Some bits about photography

Handheld Multi-Frame Super-Resolution

Google Super Resolution

Compared to DSLR cameras, smartphone cameras have smaller sensors, which limits their spatial resolution; smaller apertures, which limits their light gathering ability; and smaller pixels, which reduces their signal-to-noise ratio. The use of color filter arrays (CFAs) requires demosaicing, which further degrades resolution. In this paper, we supplant the use of traditional demosaicing in single-frame and burst photography pipelines with a multi-frame super-resolution algorithm that creates a complete RGB image directly from a burst of CFA raw images. We harness natural hand tremor, typical in handheld photography, to acquire a burst of raw frames with small offsets. These frames are then aligned and merged to form a single image with red, green, and blue values at every pixel site. This approach, which includes no explicit demosaicing step, serves to both increase image resolution and boost signal to noise ratio.

Further indications that mobile photography is disrupting the digital imaging industry thanks to a tighter integration of hardware and software.

via sites.google.com
June 3, 2019

The future of photography is code

The future of photography is computational, not optical. This is a massive shift in paradigm and one that every company that makes or uses cameras is currently grappling with. There will be repercussions in traditional cameras like SLRs (rapidly giving way to mirrorless systems), in phones, in embedded devices and everywhere that light is captured and turned into images.

Sometimes this means that the cameras we hear about will be much the same as last year’s, as far as megapixel counts, ISO ranges, f-numbers and so on. That’s okay. With some exceptions these have gotten as good as we can reasonably expect them to be: Glass isn’t getting any clearer, and our vision isn’t getting any more acute. The way light moves through our devices and eyeballs isn’t likely to change much.

What those devices do with that light, however, is changing at an incredible rate. This will produce features that sound ridiculous, or pseudoscience babble on stage, or drained batteries. That’s okay, too. Just as we have experimented with other parts of the camera for the last century and brought them to varying levels of perfection, we have moved onto a new, non-physical “part” which nonetheless has a very important effect on the quality and even possibility of the images we take.

The present of photography is already computational, it’s always been, since the advent of the digital camera: from the very moment an imaging sensor’s output signal is digitized, billions of operations are performed to turn a stream of electrical levels into a colorless bitmap, then reconstructing colors by means of interpolation, correcting gamma, white balance, lens aberrations, reducing noise, compressing the image by discarding information not visible by the human eye, etc., just to name a few basic operations performed by a typical image processing pipeline.
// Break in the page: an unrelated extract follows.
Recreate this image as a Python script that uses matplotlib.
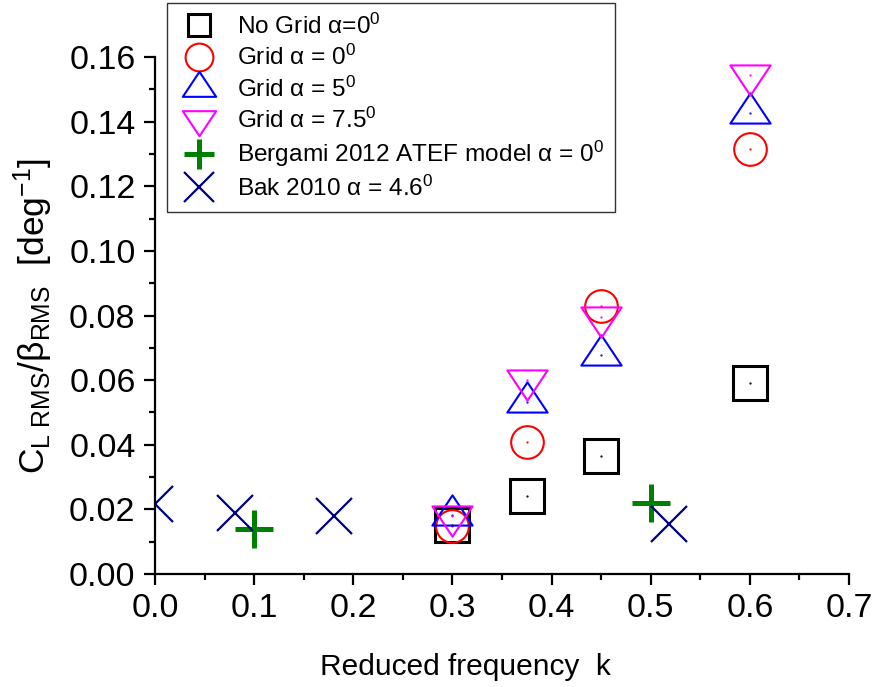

There is no such thing as #nofilter.

What we are seeing now is an unprecedented rate of innovation in image processing enabled by huge advancements in computing power and integration, bound to marginalize the traditional photographic industry.

via techcrunch.com
November 19, 2018

Why the World’s Leading Photojournalists Are Ditching Their DSLRs to Shoot on Instagram

I look at my Instagram feed and it’s a network; I’m seeing through the eyes of people around the world,” says the image-sharing app’s Teru Kuwayama. Following two decades as a noted photojournalist, covering war and humanitarian crises in Iraq, Afghanistan, Pakistan, and Kashmir, the TED Senior Fellow now works on the community team at Instagram, specifically with photojournalists and the wider photo community. “So many eyes and so many minds are coming online and being harnessed to this grid,” he says. For Kuwayama, this collective network and its unprecedented audience serves as the greatest draw for his involvement. “It’s unlocked a totally different spectrum of reporting,” he says.

So far, Instagram has succeeded where Twitter has failed. They say a picture is worth more than 140 characters, isn’t it?

via artsy.net
January 22, 2016

On the importance of naming images

Naming artworks has always been important, not only because it’s useful to have a way to refer to the piece, but also, and much more importantly, to present a window to the creator’s vision and ideas, to clarify his intentions when creating the piece and to provide additional content to the visual. In ‘artistic’ photography it seems that the situation is similar, and an image’s title sometimes holds much more than can be seen in the image itself, insinuate as to the photographer’s motives and feelings and hint at things which can be missed otherwise. Even ‘Untitled’ images are often left untitled for a good reason. The title, or lack thereof, is a critical part of the art.